- Born: 13 May 1909 Yorkshire, England
- Died: 10 February 1984 (aged 74) HM Prison Pentonville, Barnsbury, North London, England
- Occupation(s): Activist, teacher
- Known for: Protesting crash helmet laws in the UK

= Fred Hill (activist) =

British activist

Fred Hill (13 May 1909 – 10 February 1984) was a British activist and retired school teacher who protested against the compulsory wearing of crash helmets on motorcycles.

== Early life ==
Hill was born on 13 May 1909 in Yorkshire. During World War II he was a motorcycle despatch rider. He had also been a school teacher and taught mathematics.

== Context ==
After the death of T. E. Lawrence in a motorcycle accident in May 1935, Dr Hugh Cairns, a young neurosurgeon in the British Army, observed how Lawrence's death could have been avoided if he had worn a helmet. At the beginning of the Second World War, he used his position as a consultant neurosurgeon to recommended mandatory helmet use for British Service despatch riders, believing it would cut down the unnecessary loss of life amongst army motorcycle despatch riders dying as a result of head injuries. These recommendations were accepted by the British Army with crash helmets becoming compulsory for all army motorcyclists on duty from November 1941.
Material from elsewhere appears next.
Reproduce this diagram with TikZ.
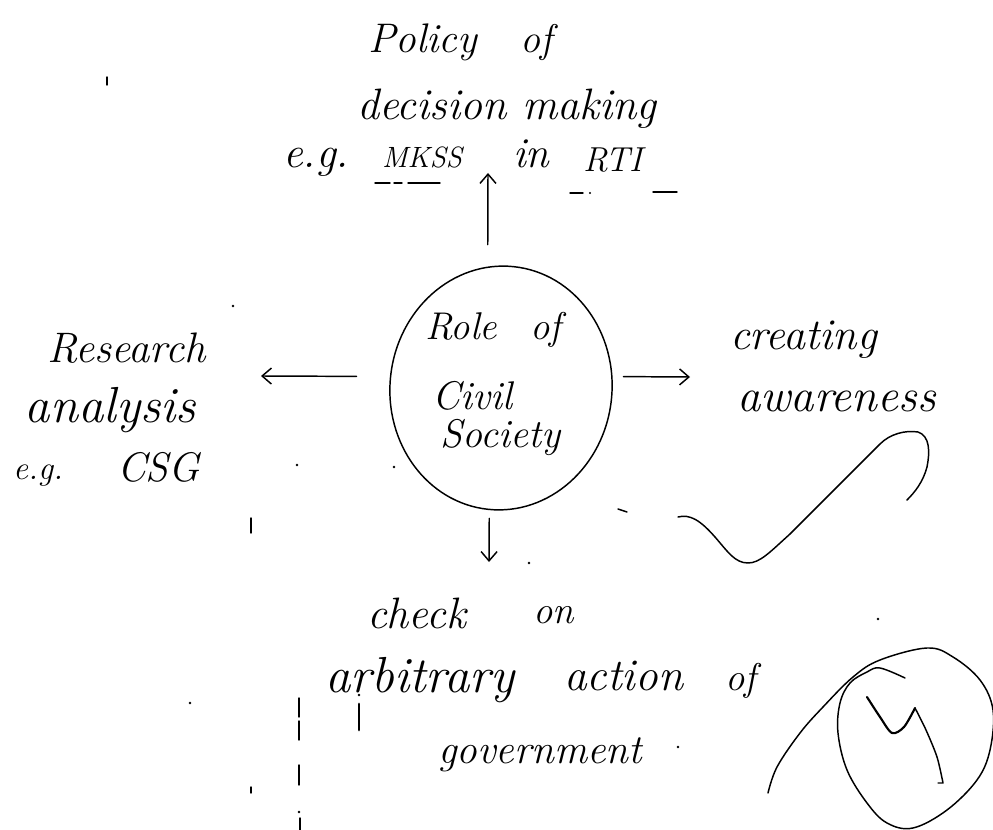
\documentclass[tikz,border=0pt]{standalone}
\usetikzlibrary{arrows.meta,shapes.geometric,calc}
\newcommand\hwf[1]{\fontsize{#1}{#1}\selectfont\itshape}
\begin{document}
\begin{tikzpicture}[x=0.75pt,y=-0.75pt,line width=1.1pt,line cap=round,line join=round,
  txt/.style={anchor=base west,inner sep=0pt,outer sep=0pt},
  arr/.style={-{Straight Barb[length=7pt,width=12pt]}},
  pen/.style={line width=1.1pt}]
\useasboundingbox (0,0) rectangle (993,830);
% central circle
\node[ellipse,draw,pen,minimum width=166.5pt,minimum height=183pt,inner sep=0pt,outer sep=0pt,rotate=-6] (rc) at (501,388) {};
\node[txt,font=\hwf{29}] (role) at (425,340) {Role\hspace{25pt}of};
\node[txt,font=\hwf{30}] (civil) at (432,410) {Civil};
\node[txt,font=\hwf{30}] (soc) at (440,448) {Society};
% top
\node[txt,font=\hwf{31}] (pol) at (368,53) {Policy};
\node[txt,font=\hwf{30}] (pof) at (520,53) {of};
\node[txt,font=\hwf{33}] (dec) at (357,120) {decision making};
\node[txt,font=\hwf{33}] (eg1) at (283,168) {e.g.};
\node[txt,font=\hwf{22}] (mkss) at (382,168) {MKSS};
\node[txt,font=\hwf{32}] (in) at (513,168) {in};
\node[txt,font=\hwf{26}] (rti) at (583,172) {RTI};
\draw[pen] (375,183) -- (390,183) (394,183) -- (402,183) (408,183) -- (440,183);
\draw[pen] (570,193) -- (583,193) (653,192) -- (677,192);
\fill (590,193) circle (1.2);
% left
\node[txt,font=\hwf{32}] (res1) at (47,363) {Research};
\node[txt,font=\hwf{38}] (res2) at (25,423) {analysis};
\node[txt,font=\hwf{25}] (res3) at (13,480) {e.g.};
\node[txt,font=\hwf{31}] (csg) at (117,482) {CSG};
% right
\node[txt,font=\hwf{33}] (cr1) at (730,350) {creating};
\node[txt,font=\hwf{35}] (cr2) at (737,412) {awareness};
% bottom
\node[txt,font=\hwf{33}] (ck) at (367,628) {check};
\node[txt,font=\hwf{29}] (on) at (533,623) {on};
\node[txt,font=\hwf{38}] (arb) at (325,692) {arbitrary};
\node[txt,font=\hwf{34}] (act) at (564,690) {action};
\node[txt,font=\hwf{29}] (bof) at (725,690) {of};
\node[txt,font=\hwf{31}] (gov) at (438,763) {government};
% arrow tips
\coordinate (ua) at (488,173);
\coordinate (la) at (261,376);
\coordinate (ra) at (690,377);
\coordinate (da) at (489,562);
\draw[pen,arr] ($(rc.north)+(-26,-22)$) -- (ua);
\draw[pen,arr] ($(rc.west)+(-34,0)$) -- (la);
\draw[pen,arr] ($(rc.east)+(12,-23)$) -- (ra);
\draw[pen,arr] ($(rc.south)+(1,9)$) -- (da);
% tick mark
\draw[pen] (678,517) .. controls (690,514) and (700,520) .. (715,537)
  .. controls (728,552) and (735,563) .. (748,563)
  .. controls (760,563) and (770,552) .. (790,534)
  -- (880,444) .. controls (890,434) and (905,430) .. (918,432)
  .. controls (930,436) and (930,452) .. (927,467)
  .. controls (923,482) and (915,492) .. (907,500);
\draw[pen] (618,509) -- (627,512);
% circled mark
\draw[pen] plot[smooth,tension=0.6] coordinates {(768,793) (777,767) (800,733) (823,707) (853,677) (880,660) (927,648) (953,657) (980,680) (993,710) (990,750) (977,780) (947,810) (913,828) (887,823) (867,803) (847,770) (838,733) (840,703) (850,683) (867,672) (880,668) (905,678)};
\draw[line width=1.6pt] plot[smooth,tension=0.5] coordinates {(867,697) (880,717) (892,733) (904,727) (915,708)};
\draw[pen] plot[smooth,tension=0.5] coordinates {(915,708) (926,730) (937,757) (943,783)} -- (938,783);
% stray marks
\draw[pen] (107,77) -- (107,85);
\draw[pen] (251,518) -- (251,533);
\draw[pen] (251,787) -- (251,793);
\draw[pen] (299,698) -- (299,717) (299,721) -- (299,740) (299,765) -- (299,785) (300,818) -- (300,830);
\draw[line width=2.2pt] (359,704) -- (359,730);
\foreach \p in {(233,306),(297,465),(394,467),(529,563),(878,619),(678,747),(190,703),(359,695),(299,812)}
  \fill \p circle (1.3);
\end{tikzpicture}
\end{document}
It would be thirty-two years later that the wearing of motorcycle crash helmets became compulsory for civilians in the United Kingdom.

A clause providing for helmet regulations was unsuccessfully proposed as part of the 1956 Road Traffic Act; it was then successfully included as part of the Road Traffic Act 1962, although another eleven years would pass before any such regulations were introduced. In 1973 the ‘Motor Cycles (Wearing of Helmets) Regulations 1973′ was published on 7 February, to be put into operation swiftly by 1 June 1973. Although Members of Parliament could not block these regulations, they took the opportunity to discuss and debate the issue once again on 5 April 1973. Some Members of Parliament described the compulsory wearing of helmets as an improper interference with individual freedom, including Enoch Powell. Nevertheless, the regulations came into effect and it became a legal requirement for all civilian motorcycle riders to wear a helmet.

== Activism ==
After retiring from teaching and incensed by the compulsory helmet law, Hill's campaign against the UK compulsory wearing of motorcycle helmets intensified in 1976 after the Sikh community gained a religious exemption from the law. He made many speeches about equal treatment. He said that if one community did not have to wear helmets then nobody should have to, although he rarely made direct reference to the Sikhs' exemption and denied being racist.

Hill was frequently arrested for riding without wearing a helmet, including when on demos. Consequently, he accumulated a large number of summonses. It was his refusal to pay the fines, rather than the helmetless riding offences, that led to his imprisonment, the charges being the more serious one of "Contempt of Court". Although he was always polite to the authorities that pursued and imprisoned him, Hill was unimpressed by people in high positions. On one occasion a female magistrate was endeavouring to chastise Hill for breaking the law, to which criticism, Hill, implicitly referring to Emmeline Pankhurst and the female emancipation movement, replied, "if it hadn't been for a woman breaking the law, you wouldn't be sitting there now madam".

Besides enduring many prison sentences, Hill supported the anti-helmet law campaign organised by the Motorcycle Action Group (MAG) and attended many of their demos, at which he made speeches. Despite his age, Hill would ride considerable distances for which purpose he traded in his moped for a 250 Honda. Despite the distance he travelled in inclement weather conditions, Hill always rode home the same day after a demo for his wife’s sake, and declined offers of accommodation.

== Imprisonment and death ==
Hill's refusal to pay the fines for helmetless riding often constituted ‘Contempt of Court’ for which Hill was sentenced to a total of thirty one prison sentences between 1976 and 1984.

It was during Hill's thirty first prison sentence that he suffered a heart attack and subsequently died on 10 February 1984, while serving two months in London's Pentonville Prison, aged 74. An inquiry, held to establish whether Hill's treatment had contributed to his death, found no evidence for this.

Memorial rides continue annually across the UK, allowing riders to show their gratitude and respect for Hill.